>> start
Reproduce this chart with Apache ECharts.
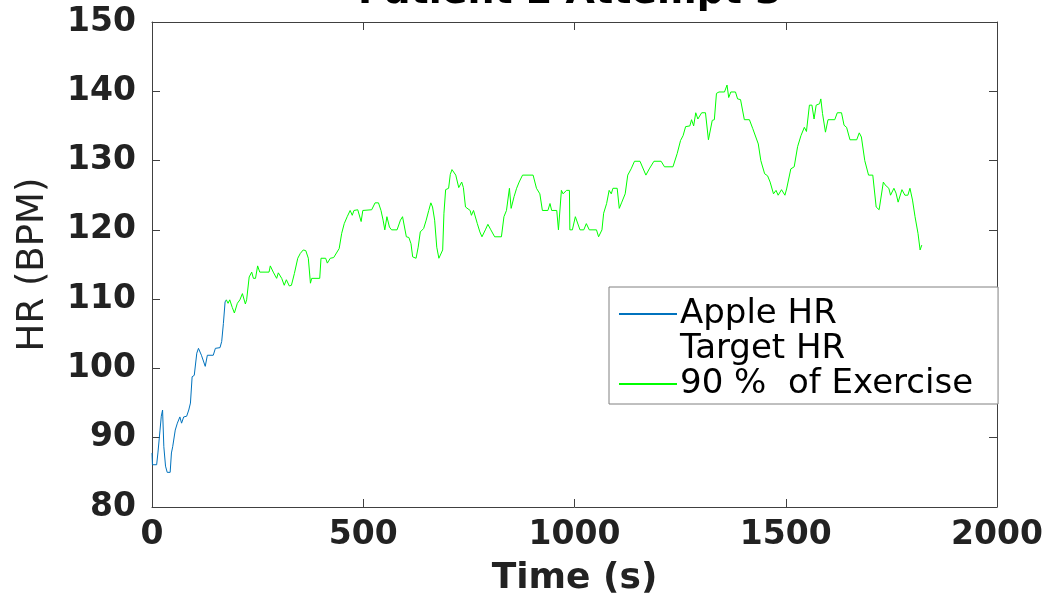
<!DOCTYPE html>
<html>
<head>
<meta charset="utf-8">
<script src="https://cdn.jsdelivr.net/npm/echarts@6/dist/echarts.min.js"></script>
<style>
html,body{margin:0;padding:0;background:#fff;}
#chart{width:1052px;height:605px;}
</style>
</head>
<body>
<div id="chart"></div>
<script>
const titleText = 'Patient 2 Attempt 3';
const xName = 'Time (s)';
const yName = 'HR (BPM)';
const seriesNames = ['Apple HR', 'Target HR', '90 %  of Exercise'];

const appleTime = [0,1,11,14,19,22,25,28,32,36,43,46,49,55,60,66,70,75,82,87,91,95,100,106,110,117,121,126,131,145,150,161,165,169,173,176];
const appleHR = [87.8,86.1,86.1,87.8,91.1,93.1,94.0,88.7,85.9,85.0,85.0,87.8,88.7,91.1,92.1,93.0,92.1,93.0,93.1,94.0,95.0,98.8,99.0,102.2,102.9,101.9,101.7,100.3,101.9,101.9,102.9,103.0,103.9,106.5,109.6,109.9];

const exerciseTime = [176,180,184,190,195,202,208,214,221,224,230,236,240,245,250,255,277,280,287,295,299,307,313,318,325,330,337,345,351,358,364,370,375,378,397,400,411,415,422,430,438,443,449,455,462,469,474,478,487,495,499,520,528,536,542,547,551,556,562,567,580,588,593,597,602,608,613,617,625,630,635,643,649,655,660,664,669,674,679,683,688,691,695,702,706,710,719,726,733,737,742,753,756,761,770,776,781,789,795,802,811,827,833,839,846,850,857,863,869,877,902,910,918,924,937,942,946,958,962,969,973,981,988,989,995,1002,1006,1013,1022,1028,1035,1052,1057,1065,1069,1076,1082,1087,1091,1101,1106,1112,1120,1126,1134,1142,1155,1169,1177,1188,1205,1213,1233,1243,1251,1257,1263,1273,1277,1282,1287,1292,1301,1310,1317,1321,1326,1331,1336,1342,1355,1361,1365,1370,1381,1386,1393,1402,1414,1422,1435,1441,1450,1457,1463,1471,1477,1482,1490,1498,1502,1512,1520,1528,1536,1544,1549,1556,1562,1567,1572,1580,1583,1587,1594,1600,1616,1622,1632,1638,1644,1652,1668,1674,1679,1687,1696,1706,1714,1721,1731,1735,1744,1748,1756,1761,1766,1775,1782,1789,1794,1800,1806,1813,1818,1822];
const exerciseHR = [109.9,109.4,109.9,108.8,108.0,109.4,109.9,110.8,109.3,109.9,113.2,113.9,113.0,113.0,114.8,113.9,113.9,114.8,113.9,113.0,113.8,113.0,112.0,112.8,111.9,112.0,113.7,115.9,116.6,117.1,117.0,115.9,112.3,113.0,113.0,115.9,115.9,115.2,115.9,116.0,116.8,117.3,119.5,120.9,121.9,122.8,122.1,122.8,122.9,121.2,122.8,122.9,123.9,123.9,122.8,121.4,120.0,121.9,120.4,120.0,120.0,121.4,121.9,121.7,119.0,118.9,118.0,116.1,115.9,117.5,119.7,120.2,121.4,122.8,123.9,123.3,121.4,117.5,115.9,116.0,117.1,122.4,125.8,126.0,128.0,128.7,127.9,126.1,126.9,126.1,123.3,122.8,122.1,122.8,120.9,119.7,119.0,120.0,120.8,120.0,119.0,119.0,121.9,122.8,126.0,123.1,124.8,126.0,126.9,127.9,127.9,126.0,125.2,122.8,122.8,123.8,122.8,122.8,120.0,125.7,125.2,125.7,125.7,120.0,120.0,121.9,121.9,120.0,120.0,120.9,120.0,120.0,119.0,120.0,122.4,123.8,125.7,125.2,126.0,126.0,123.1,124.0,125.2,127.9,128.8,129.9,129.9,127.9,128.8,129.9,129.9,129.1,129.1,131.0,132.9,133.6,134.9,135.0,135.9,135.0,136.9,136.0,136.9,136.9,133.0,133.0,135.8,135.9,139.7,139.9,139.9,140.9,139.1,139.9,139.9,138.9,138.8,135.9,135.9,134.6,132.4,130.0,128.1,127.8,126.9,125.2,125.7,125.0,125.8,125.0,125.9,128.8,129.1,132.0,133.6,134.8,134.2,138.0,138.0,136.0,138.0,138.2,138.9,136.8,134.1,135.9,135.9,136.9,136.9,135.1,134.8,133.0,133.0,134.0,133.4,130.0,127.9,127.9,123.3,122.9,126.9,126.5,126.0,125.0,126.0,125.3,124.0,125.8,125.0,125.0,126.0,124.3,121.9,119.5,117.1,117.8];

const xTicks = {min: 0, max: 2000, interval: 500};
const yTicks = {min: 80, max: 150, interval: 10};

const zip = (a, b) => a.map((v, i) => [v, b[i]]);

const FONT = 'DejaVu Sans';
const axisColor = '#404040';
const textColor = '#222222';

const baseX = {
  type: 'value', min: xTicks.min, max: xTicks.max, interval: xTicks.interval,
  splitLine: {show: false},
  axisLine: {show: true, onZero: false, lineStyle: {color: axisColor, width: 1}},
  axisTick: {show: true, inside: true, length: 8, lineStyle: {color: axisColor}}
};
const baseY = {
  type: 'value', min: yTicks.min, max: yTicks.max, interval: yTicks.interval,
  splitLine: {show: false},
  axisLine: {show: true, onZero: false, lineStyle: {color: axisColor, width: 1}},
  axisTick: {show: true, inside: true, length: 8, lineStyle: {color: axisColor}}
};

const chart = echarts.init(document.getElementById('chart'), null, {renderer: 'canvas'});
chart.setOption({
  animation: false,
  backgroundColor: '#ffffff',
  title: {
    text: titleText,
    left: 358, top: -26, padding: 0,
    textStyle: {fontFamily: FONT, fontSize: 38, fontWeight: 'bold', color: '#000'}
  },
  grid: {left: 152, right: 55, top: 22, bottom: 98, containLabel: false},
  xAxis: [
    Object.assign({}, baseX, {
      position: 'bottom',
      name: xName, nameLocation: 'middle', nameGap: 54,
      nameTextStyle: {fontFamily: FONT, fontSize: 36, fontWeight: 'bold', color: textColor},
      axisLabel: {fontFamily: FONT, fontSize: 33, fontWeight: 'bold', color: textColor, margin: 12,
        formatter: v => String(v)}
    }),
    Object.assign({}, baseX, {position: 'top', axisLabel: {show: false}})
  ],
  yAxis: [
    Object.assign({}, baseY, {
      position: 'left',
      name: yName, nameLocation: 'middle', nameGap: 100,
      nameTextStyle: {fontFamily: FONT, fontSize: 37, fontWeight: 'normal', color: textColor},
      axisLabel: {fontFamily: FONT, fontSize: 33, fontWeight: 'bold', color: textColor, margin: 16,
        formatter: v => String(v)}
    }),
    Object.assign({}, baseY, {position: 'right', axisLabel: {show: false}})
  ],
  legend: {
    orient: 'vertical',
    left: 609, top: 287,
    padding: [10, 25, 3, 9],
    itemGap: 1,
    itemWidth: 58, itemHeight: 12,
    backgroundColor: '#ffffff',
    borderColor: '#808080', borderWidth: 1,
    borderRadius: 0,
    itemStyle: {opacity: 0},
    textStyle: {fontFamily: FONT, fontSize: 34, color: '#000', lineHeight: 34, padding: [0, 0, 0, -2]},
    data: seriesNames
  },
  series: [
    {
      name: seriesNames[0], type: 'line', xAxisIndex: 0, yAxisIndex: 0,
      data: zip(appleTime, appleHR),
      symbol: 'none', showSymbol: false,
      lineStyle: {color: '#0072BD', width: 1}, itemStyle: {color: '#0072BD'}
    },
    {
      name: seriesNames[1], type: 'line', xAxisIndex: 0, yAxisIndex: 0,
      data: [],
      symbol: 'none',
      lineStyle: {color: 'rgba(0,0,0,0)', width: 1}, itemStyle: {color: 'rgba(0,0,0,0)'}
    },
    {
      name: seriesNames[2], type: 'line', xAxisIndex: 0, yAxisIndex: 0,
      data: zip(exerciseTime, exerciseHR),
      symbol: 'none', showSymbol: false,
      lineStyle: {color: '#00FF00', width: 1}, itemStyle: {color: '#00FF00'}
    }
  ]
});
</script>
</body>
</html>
>> end
Everything from the top line of the data down to and including the line with "const seriesNames = ['Apple" is to be copied, except the pictures.

Reproduce this chart with Apache ECharts.
<!DOCTYPE html>
<html>
<head>
<meta charset="utf-8">
<script src="https://cdn.jsdelivr.net/npm/echarts@6/dist/echarts.min.js"></script>
<style>
html,body{margin:0;padding:0;background:#fff;}
#chart{width:1052px;height:605px;}
</style>
</head>
<body>
<div id="chart"></div>
<script>
const titleText = 'Patient 2 Attempt 3';
const xName = 'Time (s)';
const yName = 'HR (BPM)';
const seriesNames = ['Apple HR', 'Target HR', '90 %  of Exercise'];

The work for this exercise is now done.